§ **Request**
Reproduce the material below line by line, beginning with its first line and ending with the line that contains "var plotLeft = 106, plotRight"; leave out pictures.

§ **Source excerpt**
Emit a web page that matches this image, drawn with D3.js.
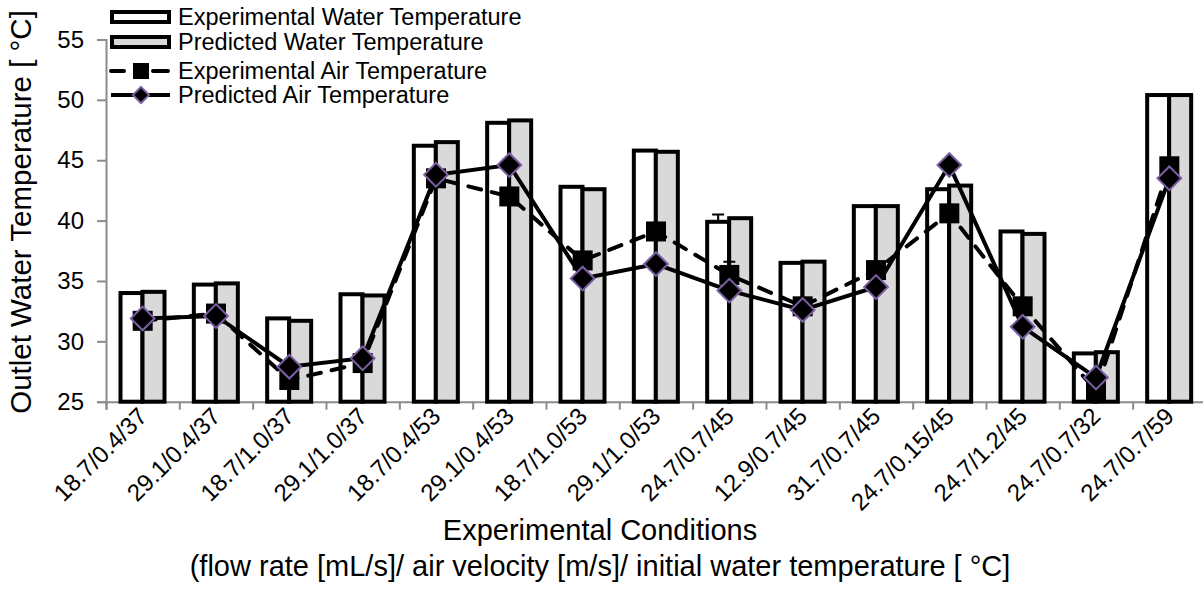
<!DOCTYPE html>
<html lang="en">
<head>
    <meta charset="UTF-8">
    <title>Outlet Water Temperature</title>
    <style>
        body { margin: 0; background: #fff; }
        text { font-family: "Liberation Sans", Arial, sans-serif; fill: #000; }
    </style>
</head>
<body>
<script src="https://d3js.org/d3.v7.min.js"></script>

<div id="my_chart"></div>

<script type="text/javascript">

    // data
    var conditions = ["18.7/0.4/37", "29.1/0.4/37", "18.7/1.0/37", "29.1/1.0/37",
        "18.7/0.4/53", "29.1/0.4/53", "18.7/1.0/53", "29.1/1.0/53",
        "24.7/0.7/45", "12.9/0.7/45", "31.7/0.7/45", "24.7/0.15/45",
        "24.7/1.2/45", "24.7/0.7/32", "24.7/0.7/59"];
    var expWater  = [34.0, 34.7, 31.9, 33.9, 46.2, 48.1, 42.8, 45.8, 39.9, 36.5, 41.2, 42.6, 39.1, 29.0, 50.4];
    var predWater = [34.1, 34.8, 31.7, 33.8, 46.5, 48.3, 42.6, 45.7, 40.2, 36.6, 41.2, 42.9, 38.9, 29.1, 50.4];
    var expAir    = [31.7, 32.3, 26.8, 28.2, 43.5, 42.0, 36.7, 39.1, 35.5, 32.9, 35.9, 40.6, 32.9, 25.9, 44.5];
    var predAir   = [31.9, 32.1, 27.9, 28.6, 43.8, 44.6, 35.2, 36.4, 34.2, 32.6, 34.5, 44.6, 31.2, 27.0, 43.5];
    var expWaterErr = [0, 0, 0, 0, 0, 0, 0, 0, 0.6, 0, 0, 0, 0, 0, 0];
    var expAirErr   = [0, 0, 0, 0, 0, 0, 0, 0, 1.1, 0, 0, 0, 0, 0, 0];
    var yTicks = [25, 30, 35, 40, 45, 50, 55];
    var legendNames = ["Experimental Water Temperature", "Predicted Water Temperature",
        "Experimental Air Temperature", "Predicted Air Temperature"];

    var W = 1203, H = 613;
    var plotLeft = 106, plotRight = 1206, plotTop = 39.5, plotBottom = 401.7;

    var svg = d3
        .select("#my_chart")
        .append("svg")
        .attr("width", W)
        .attr("height", H);

    var x = d3.scaleBand().domain(conditions).range([plotLeft, plotRight]).padding(0);
    var xBar = d3.scaleBand().domain(["exp", "pred"]).range([14.5, 58.5]).padding(0);
    var y = d3.scaleLinear().domain([25, 55]).range([plotBottom, plotTop]);
    var xEdge = d3.scaleLinear().domain([0, conditions.length]).range([plotLeft, plotRight]);

    var rows = conditions.map(function(c, i) {
        return { c: c, ew: expWater[i], pw: predWater[i], ea: expAir[i], pa: predAir[i],
                 ewe: expWaterErr[i], eae: expAirErr[i] };
    });

    // y axis
    var yAxis = svg.append("g")
        .attr("transform", "translate(" + plotLeft + ",0)")
        .call(d3.axisLeft(y).tickValues(yTicks).tickSize(9).tickPadding(13));
    yAxis.selectAll("text").style("font-size", "24px").style("font-family", "Liberation Sans, Arial");
    yAxis.selectAll("line").attr("stroke", "#8c8c8c").attr("stroke-width", 2);
    yAxis.select(".domain").attr("stroke", "#8c8c8c").attr("stroke-width", 2);

    // x axis: ticks on category edges
    var xAxis = svg.append("g")
        .attr("transform", "translate(0," + plotBottom + ")")
        .call(d3.axisBottom(xEdge).tickValues(d3.range(0, conditions.length + 1)).tickSize(8).tickFormat(""));
    xAxis.selectAll("line").attr("stroke", "#8c8c8c").attr("stroke-width", 2);
    xAxis.select(".domain").attr("stroke", "#8c8c8c").attr("stroke-width", 2);

    // x labels
    svg.append("g")
        .selectAll("text")
        .data(conditions)
        .enter()
        .append("text")
        .attr("transform", function(d) {
            return "translate(" + (x(d) + x.bandwidth() / 2 + 6) + "," + (plotBottom + 16) + ") rotate(-45)";
        })
        .attr("text-anchor", "end")
        .style("font-size", "24px")
        .text(function(d) { return d; });

    // bars
    var g = svg.append("g");
    g.selectAll(".ew")
        .data(rows)
        .enter()
        .append("rect")
        .attr("x", function(d) { return x(d.c) + xBar("exp"); })
        .attr("y", function(d) { return y(d.ew); })
        .attr("width", xBar.bandwidth())
        .attr("height", function(d) { return plotBottom - y(d.ew); })
        .attr("fill", "#fff")
        .attr("stroke", "#000")
        .attr("stroke-width", 4);
    g.selectAll(".pw")
        .data(rows)
        .enter()
        .append("rect")
        .attr("x", function(d) { return x(d.c) + xBar("pred"); })
        .attr("y", function(d) { return y(d.pw); })
        .attr("width", xBar.bandwidth())
        .attr("height", function(d) { return plotBottom - y(d.pw); })
        .attr("fill", "#d9d9d9")
        .attr("stroke", "#000")
        .attr("stroke-width", 4);

    // error bars on experimental water
    g.selectAll(".ewe")
        .data(rows.filter(function(d) { return d.ewe > 0; }))
        .enter()
        .append("path")
        .attr("d", function(d) {
            var bx = x(d.c) + xBar("exp") + xBar.bandwidth() / 2;
            return "M" + bx + "," + y(d.ew) + "V" + y(d.ew + d.ewe) +
                "M" + (bx - 6) + "," + y(d.ew + d.ewe) + "H" + (bx + 6);
        })
        .attr("stroke", "#000")
        .attr("stroke-width", 2)
        .attr("fill", "none");

    // experimental air: dashed line + squares
    var cx = function(d) { return x(d.c) + x.bandwidth() / 2; };
    svg.append("path")
        .datum(rows)
        .attr("d", d3.line().x(cx).y(function(d) { return y(d.ea); }))
        .attr("fill", "none")
        .attr("stroke", "#000")
        .attr("stroke-width", 4)
        .attr("stroke-dasharray", "13,11")
        .attr("stroke-linecap", "round");
    svg.selectAll(".eae")
        .data(rows.filter(function(d) { return d.eae > 0; }))
        .enter()
        .append("path")
        .attr("d", function(d) {
            return "M" + cx(d) + "," + y(d.ea) + "V" + y(d.ea + d.eae) +
                "M" + (cx(d) - 6) + "," + y(d.ea + d.eae) + "H" + (cx(d) + 6);
        })
        .attr("stroke", "#000")
        .attr("stroke-width", 2);
    svg.selectAll(".sq")
        .data(rows)
        .enter()
        .append("rect")
        .attr("x", function(d) { return cx(d) - 10; })
        .attr("y", function(d) { return y(d.ea) - 10; })
        .attr("width", 20)
        .attr("height", 20)
        .attr("fill", "#000");

    // predicted air: solid line + diamonds
    svg.append("path")
        .datum(rows)
        .attr("d", d3.line().x(cx).y(function(d) { return y(d.pa); }))
        .attr("fill", "none")
        .attr("stroke", "#000")
        .attr("stroke-width", 4);
    var diamond = d3.symbol().type(d3.symbolSquare).size(280);
    svg.selectAll(".dm")
        .data(rows)
        .enter()
        .append("path")
        .attr("d", diamond)
        .attr("transform", function(d) { return "translate(" + cx(d) + "," + y(d.pa) + ") rotate(45)"; })
        .attr("fill", "#000")
        .attr("stroke", "#7b5fa3")
        .attr("stroke-width", 2);

    // legend
    var lg = svg.append("g");
    var rowY = [17, 42, 71, 95];
    lg.append("rect").attr("x", 112).attr("y", rowY[0] - 5).attr("width", 57).attr("height", 10)
        .attr("fill", "#fff").attr("stroke", "#000").attr("stroke-width", 4);
    lg.append("rect").attr("x", 112).attr("y", rowY[1] - 5).attr("width", 57).attr("height", 10)
        .attr("fill", "#d9d9d9").attr("stroke", "#000").attr("stroke-width", 4);
    lg.append("path").attr("d", "M111," + rowY[2] + "H124M153," + rowY[2] + "H168")
        .attr("stroke", "#000").attr("stroke-width", 4).attr("stroke-linecap", "round");
    lg.append("rect").attr("x", 133).attr("y", rowY[2] - 8).attr("width", 16).attr("height", 16).attr("fill", "#000");
    lg.append("path").attr("d", "M111," + rowY[3] + "H170")
        .attr("stroke", "#000").attr("stroke-width", 4);
    lg.append("path").attr("d", d3.symbol().type(d3.symbolSquare).size(130))
        .attr("transform", "translate(141," + rowY[3] + ") rotate(45)")
        .attr("fill", "#000").attr("stroke", "#7b5fa3").attr("stroke-width", 2);
    lg.selectAll(".lt")
        .data(legendNames)
        .enter()
        .append("text")
        .attr("x", 178)
        .attr("y", function(d, i) { return rowY[i] + 8; })
        .style("font-size", "23.5px")
        .text(function(d) { return d; });

    // axis titles
    svg.append("text")
        .attr("transform", "translate(31,212) rotate(-90)")
        .attr("text-anchor", "middle")
        .style("font-size", "29.5px")
        .text("Outlet Water Temperature [ \u00b0C]");
    svg.append("text")
        .attr("x", 600)
        .attr("y", 540)
        .attr("text-anchor", "middle")
        .style("font-size", "29px")
        .text("Experimental Conditions");
    svg.append("text")
        .attr("x", 600)
        .attr("y", 576)
        .attr("text-anchor", "middle")
        .style("font-size", "29px")
        .text("(flow rate [mL/s]/ air velocity [m/s]/ initial water temperature [ \u00b0C]");

</script>
</body>
</html>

§ **Written response**
Emit a web page that matches this image, drawn with D3.js.
<!DOCTYPE html>
<html lang="en">
<head>
    <meta charset="UTF-8">
    <title>Outlet Water Temperature</title>
    <style>
        body { margin: 0; background: #fff; }
        text { font-family: "Liberation Sans", Arial, sans-serif; fill: #000; }
    </style>
</head>
<body>
<script src="https://d3js.org/d3.v7.min.js"></script>

<div id="my_chart"></div>

<script type="text/javascript">

    // data
    var conditions = ["18.7/0.4/37", "29.1/0.4/37", "18.7/1.0/37", "29.1/1.0/37",
        "18.7/0.4/53", "29.1/0.4/53", "18.7/1.0/53", "29.1/1.0/53",
        "24.7/0.7/45", "12.9/0.7/45", "31.7/0.7/45", "24.7/0.15/45",
        "24.7/1.2/45", "24.7/0.7/32", "24.7/0.7/59"];
    var expWater  = [34.0, 34.7, 31.9, 33.9, 46.2, 48.1, 42.8, 45.8, 39.9, 36.5, 41.2, 42.6, 39.1, 29.0, 50.4];
    var predWater = [34.1, 34.8, 31.7, 33.8, 46.5, 48.3, 42.6, 45.7, 40.2, 36.6, 41.2, 42.9, 38.9, 29.1, 50.4];
    var expAir    = [31.7, 32.3, 26.8, 28.2, 43.5, 42.0, 36.7, 39.1, 35.5, 32.9, 35.9, 40.6, 32.9, 25.9, 44.5];
    var predAir   = [31.9, 32.1, 27.9, 28.6, 43.8, 44.6, 35.2, 36.4, 34.2, 32.6, 34.5, 44.6, 31.2, 27.0, 43.5];
    var expWaterErr = [0, 0, 0, 0, 0, 0, 0, 0, 0.6, 0, 0, 0, 0, 0, 0];
    var expAirErr   = [0, 0, 0, 0, 0, 0, 0, 0, 1.1, 0, 0, 0, 0, 0, 0];
    var yTicks = [25, 30, 35, 40, 45, 50, 55];
    var legendNames = ["Experimental Water Temperature", "Predicted Water Temperature",
        "Experimental Air Temperature", "Predicted Air Temperature"];

    var W = 1203, H = 613;
    var plotLeft = 106, plotRight = 1206, plotTop = 39.5, plotBottom = 401.7;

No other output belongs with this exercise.